|1 tin||Rhodes Chopped Tomatoes|
|2 tbsp||olive oil|
|1||onion — chopped|
|1 tsp||fresh garlic|
|1 tsp||fresh ginger|
|1 tsp||ground cumin|
|1 1/2 tsp||garam masala|
|1 tsp||ground coriander|
|1 tsp||chilli powder|
|1/2 tsp||ground turmeric|
|1 tin||coconut milk|
|1 tbsp||Rhodes Tomato Paste|
|1||cauliflower head — cut into florets|
|1||large sweet potato — cubed|
|8 - 10||baby aubergines — halved|
Blend the Rhodes Chopped Tomatoes and cashews until smooth.
Sauté the onion in olive oil until translucent and lightly golden.
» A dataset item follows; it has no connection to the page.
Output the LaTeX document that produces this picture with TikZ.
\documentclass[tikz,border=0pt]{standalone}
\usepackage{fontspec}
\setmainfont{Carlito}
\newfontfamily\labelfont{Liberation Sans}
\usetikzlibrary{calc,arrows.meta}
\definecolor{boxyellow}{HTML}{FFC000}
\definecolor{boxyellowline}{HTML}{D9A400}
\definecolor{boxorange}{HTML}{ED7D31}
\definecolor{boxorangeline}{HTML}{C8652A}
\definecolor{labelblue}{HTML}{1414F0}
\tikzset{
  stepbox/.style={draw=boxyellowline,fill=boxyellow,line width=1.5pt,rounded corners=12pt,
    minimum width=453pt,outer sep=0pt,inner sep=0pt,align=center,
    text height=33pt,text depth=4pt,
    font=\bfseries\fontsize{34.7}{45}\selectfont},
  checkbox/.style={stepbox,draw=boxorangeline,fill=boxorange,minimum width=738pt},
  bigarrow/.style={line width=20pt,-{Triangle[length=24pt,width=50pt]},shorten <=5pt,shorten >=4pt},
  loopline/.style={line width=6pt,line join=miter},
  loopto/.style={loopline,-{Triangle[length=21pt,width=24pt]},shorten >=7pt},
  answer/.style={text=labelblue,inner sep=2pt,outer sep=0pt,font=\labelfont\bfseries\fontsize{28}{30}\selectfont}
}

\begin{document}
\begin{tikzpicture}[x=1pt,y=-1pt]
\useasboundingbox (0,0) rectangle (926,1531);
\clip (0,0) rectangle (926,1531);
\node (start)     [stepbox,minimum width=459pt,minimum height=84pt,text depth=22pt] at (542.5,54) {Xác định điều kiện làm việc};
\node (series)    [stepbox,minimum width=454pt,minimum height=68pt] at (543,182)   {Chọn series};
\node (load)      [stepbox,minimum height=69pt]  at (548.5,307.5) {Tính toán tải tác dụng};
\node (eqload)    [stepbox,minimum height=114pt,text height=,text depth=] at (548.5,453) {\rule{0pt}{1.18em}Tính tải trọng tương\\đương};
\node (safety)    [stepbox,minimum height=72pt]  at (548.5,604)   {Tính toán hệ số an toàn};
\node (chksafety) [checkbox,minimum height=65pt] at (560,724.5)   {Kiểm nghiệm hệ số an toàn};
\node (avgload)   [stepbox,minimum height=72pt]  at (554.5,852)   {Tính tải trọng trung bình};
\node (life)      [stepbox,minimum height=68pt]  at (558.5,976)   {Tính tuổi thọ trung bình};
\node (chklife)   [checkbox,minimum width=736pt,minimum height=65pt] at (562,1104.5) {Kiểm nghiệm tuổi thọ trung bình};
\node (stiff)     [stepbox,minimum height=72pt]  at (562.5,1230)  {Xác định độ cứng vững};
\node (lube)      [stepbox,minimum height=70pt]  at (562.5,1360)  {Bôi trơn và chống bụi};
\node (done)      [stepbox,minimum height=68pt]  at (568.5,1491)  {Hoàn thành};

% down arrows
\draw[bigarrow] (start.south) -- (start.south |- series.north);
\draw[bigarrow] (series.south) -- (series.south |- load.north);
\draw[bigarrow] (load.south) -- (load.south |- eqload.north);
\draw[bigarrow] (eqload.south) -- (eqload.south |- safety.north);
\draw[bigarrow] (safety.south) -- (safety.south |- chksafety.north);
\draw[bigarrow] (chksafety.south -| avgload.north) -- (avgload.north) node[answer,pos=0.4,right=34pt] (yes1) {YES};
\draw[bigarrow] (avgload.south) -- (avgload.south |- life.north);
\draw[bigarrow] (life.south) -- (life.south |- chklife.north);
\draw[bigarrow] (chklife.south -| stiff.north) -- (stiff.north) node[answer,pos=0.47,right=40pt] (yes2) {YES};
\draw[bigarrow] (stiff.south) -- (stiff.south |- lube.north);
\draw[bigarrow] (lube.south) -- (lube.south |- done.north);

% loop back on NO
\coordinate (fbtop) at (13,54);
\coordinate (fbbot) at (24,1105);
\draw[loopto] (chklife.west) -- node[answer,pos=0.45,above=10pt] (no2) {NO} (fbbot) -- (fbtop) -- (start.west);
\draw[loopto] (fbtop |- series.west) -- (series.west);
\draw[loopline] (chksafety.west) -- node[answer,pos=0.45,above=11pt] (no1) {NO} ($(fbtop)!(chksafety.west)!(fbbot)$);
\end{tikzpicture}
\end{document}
Add the fresh garlic and ginger to the onions, followed by the spices. Fry until fragrant.
Add the coconut milk, followed by the Rhodes Tomato Paste and the blended cashew nut mixture. Leave to simmer and reduce slightly.
Add the cauliflower, sweet potato and baby aubergines, cover with a lid, and simmer until the veggies are cooked through.
Serve with basmati rice, poppadoms and fresh tomato salsa.
Notes: add cooked shredded chicken at the end for a chicken and veg version.